* **What the task requires**:
Pictures are excluded. Copy exactly, and only, the lines from the one containing "Write the Apache ECharts code for this chart." through the one containing "lengths.map(function (x, i)", both ends included.

* **Extracted entries**:
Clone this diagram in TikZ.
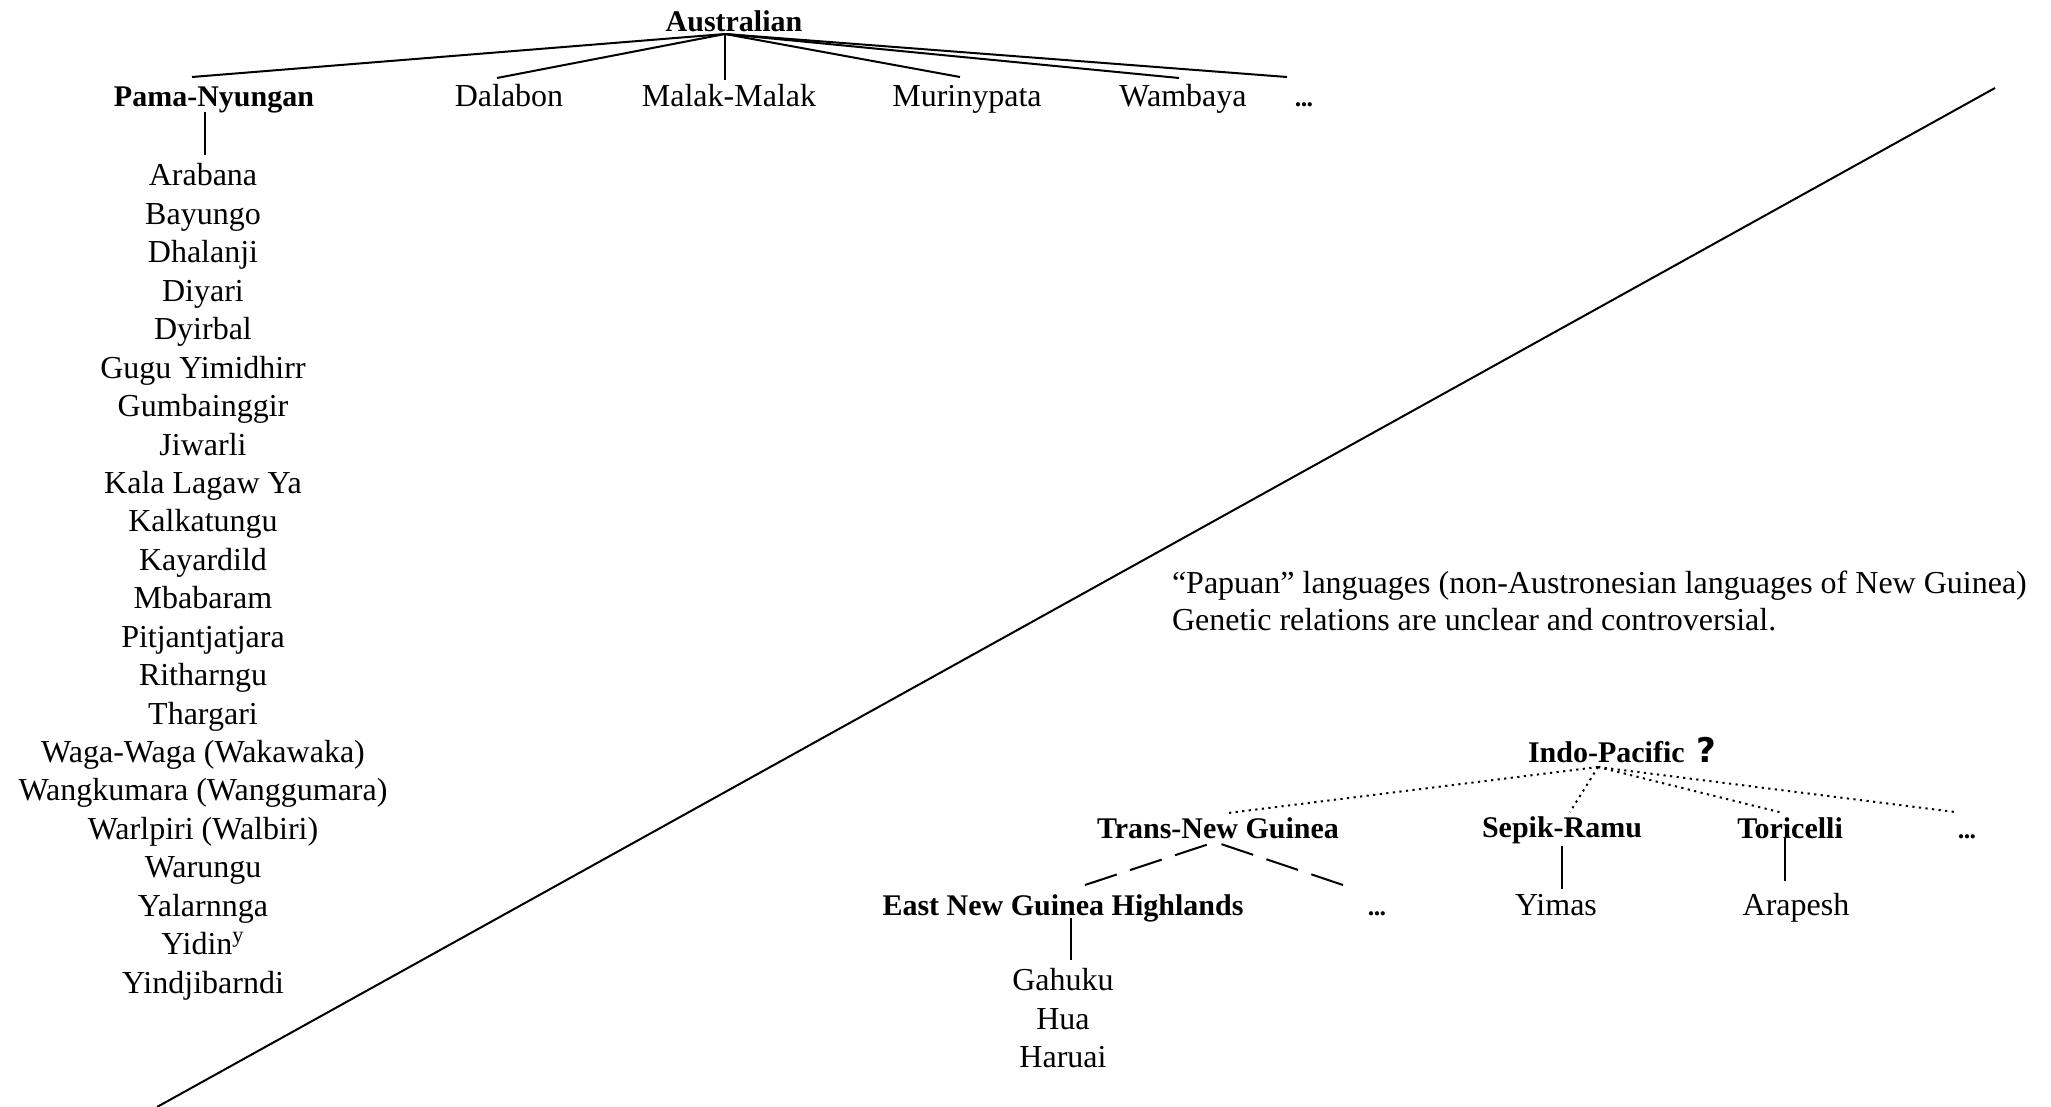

--

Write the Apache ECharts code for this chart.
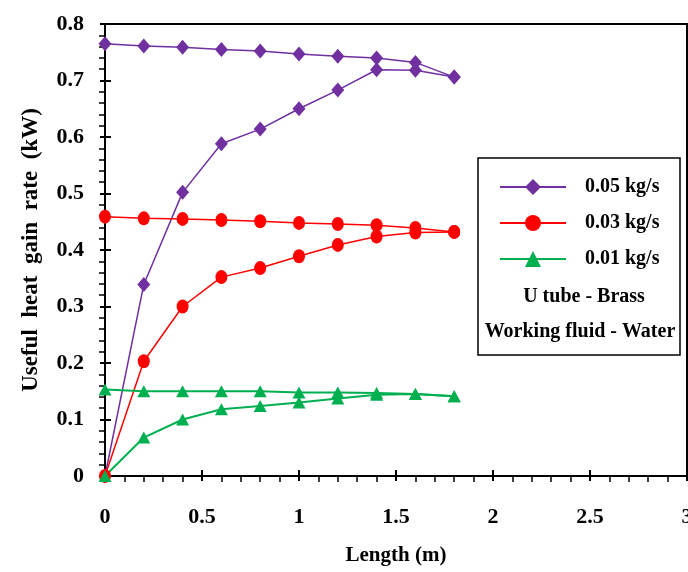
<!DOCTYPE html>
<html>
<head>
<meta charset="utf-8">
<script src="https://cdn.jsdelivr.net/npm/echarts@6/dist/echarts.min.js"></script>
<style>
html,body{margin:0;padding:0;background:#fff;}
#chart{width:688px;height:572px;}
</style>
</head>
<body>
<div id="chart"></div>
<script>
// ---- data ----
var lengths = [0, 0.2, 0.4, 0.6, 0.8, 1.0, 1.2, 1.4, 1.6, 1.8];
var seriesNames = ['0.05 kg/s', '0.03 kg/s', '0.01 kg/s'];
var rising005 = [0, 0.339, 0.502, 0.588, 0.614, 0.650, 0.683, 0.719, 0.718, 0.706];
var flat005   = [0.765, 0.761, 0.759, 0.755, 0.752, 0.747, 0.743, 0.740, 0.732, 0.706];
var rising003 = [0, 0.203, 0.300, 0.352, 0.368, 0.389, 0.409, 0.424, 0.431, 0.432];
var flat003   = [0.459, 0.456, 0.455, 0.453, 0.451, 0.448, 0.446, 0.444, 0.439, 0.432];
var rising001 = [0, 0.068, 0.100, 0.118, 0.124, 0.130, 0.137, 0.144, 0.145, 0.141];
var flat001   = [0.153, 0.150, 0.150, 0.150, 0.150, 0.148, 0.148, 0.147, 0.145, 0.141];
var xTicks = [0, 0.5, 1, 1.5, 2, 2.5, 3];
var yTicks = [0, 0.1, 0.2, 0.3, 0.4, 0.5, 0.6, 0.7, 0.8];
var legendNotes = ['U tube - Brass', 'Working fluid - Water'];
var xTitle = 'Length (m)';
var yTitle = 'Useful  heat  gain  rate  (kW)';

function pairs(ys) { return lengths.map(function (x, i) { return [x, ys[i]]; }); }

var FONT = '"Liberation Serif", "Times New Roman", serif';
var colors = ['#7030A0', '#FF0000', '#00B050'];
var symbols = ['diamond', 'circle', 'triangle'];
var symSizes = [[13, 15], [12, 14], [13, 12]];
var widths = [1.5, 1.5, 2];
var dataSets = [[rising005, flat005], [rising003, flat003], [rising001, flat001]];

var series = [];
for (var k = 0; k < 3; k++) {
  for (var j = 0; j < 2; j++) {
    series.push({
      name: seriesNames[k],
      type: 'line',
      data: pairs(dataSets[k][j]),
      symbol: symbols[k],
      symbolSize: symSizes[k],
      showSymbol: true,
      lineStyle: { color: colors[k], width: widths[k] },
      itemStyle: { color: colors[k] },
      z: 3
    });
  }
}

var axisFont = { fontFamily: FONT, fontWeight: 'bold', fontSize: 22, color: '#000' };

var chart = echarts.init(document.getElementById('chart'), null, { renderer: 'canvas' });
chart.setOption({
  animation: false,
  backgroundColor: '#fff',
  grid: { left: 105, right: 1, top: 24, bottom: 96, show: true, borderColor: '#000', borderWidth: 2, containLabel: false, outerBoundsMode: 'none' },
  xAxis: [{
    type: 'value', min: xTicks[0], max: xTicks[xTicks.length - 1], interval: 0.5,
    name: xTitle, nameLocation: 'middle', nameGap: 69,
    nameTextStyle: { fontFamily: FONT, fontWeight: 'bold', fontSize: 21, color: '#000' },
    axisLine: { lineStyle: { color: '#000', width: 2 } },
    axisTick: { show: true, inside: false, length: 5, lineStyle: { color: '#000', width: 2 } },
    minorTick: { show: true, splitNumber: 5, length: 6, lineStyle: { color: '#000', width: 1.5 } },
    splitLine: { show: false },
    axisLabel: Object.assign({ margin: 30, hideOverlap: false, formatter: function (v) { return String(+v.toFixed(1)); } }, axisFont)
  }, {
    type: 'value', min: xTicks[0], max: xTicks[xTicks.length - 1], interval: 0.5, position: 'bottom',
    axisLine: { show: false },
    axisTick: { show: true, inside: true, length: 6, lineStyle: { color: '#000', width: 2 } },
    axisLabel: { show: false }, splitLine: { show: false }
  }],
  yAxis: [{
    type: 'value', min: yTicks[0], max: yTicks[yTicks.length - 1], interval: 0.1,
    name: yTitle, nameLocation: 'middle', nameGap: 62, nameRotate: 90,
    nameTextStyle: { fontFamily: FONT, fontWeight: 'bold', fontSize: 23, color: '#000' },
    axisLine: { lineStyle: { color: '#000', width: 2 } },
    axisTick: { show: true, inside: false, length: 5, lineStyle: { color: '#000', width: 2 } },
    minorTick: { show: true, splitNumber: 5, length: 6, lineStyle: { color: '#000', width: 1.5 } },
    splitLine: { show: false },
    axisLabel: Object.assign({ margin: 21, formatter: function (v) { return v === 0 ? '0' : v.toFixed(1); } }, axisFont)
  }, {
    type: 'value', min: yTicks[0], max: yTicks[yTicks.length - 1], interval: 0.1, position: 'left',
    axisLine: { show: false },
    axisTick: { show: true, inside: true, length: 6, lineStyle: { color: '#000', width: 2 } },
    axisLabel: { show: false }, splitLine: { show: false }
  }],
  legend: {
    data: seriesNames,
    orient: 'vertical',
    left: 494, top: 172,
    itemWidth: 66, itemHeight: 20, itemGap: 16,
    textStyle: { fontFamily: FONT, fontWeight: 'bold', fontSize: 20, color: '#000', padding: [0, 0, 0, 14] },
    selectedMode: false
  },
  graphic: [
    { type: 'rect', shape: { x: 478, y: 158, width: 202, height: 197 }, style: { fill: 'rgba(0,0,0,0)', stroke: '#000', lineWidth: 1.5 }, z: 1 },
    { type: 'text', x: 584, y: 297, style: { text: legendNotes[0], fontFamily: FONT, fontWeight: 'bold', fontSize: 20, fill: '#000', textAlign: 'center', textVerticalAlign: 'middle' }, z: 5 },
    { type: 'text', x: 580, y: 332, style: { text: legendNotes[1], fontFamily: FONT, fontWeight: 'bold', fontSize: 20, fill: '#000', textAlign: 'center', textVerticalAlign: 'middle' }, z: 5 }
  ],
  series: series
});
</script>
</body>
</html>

* **Solution to this problem**:
Write the Apache ECharts code for this chart.
<!DOCTYPE html>
<html>
<head>
<meta charset="utf-8">
<script src="https://cdn.jsdelivr.net/npm/echarts@6/dist/echarts.min.js"></script>
<style>
html,body{margin:0;padding:0;background:#fff;}
#chart{width:688px;height:572px;}
</style>
</head>
<body>
<div id="chart"></div>
<script>
// ---- data ----
var lengths = [0, 0.2, 0.4, 0.6, 0.8, 1.0, 1.2, 1.4, 1.6, 1.8];
var seriesNames = ['0.05 kg/s', '0.03 kg/s', '0.01 kg/s'];
var rising005 = [0, 0.339, 0.502, 0.588, 0.614, 0.650, 0.683, 0.719, 0.718, 0.706];
var flat005   = [0.765, 0.761, 0.759, 0.755, 0.752, 0.747, 0.743, 0.740, 0.732, 0.706];
var rising003 = [0, 0.203, 0.300, 0.352, 0.368, 0.389, 0.409, 0.424, 0.431, 0.432];
var flat003   = [0.459, 0.456, 0.455, 0.453, 0.451, 0.448, 0.446, 0.444, 0.439, 0.432];
var rising001 = [0, 0.068, 0.100, 0.118, 0.124, 0.130, 0.137, 0.144, 0.145, 0.141];
var flat001   = [0.153, 0.150, 0.150, 0.150, 0.150, 0.148, 0.148, 0.147, 0.145, 0.141];
var xTicks = [0, 0.5, 1, 1.5, 2, 2.5, 3];
var yTicks = [0, 0.1, 0.2, 0.3, 0.4, 0.5, 0.6, 0.7, 0.8];
var legendNotes = ['U tube - Brass', 'Working fluid - Water'];
var xTitle = 'Length (m)';
var yTitle = 'Useful  heat  gain  rate  (kW)';

function pairs(ys) { return lengths.map(function (x, i) { return [x, ys[i]]; }); }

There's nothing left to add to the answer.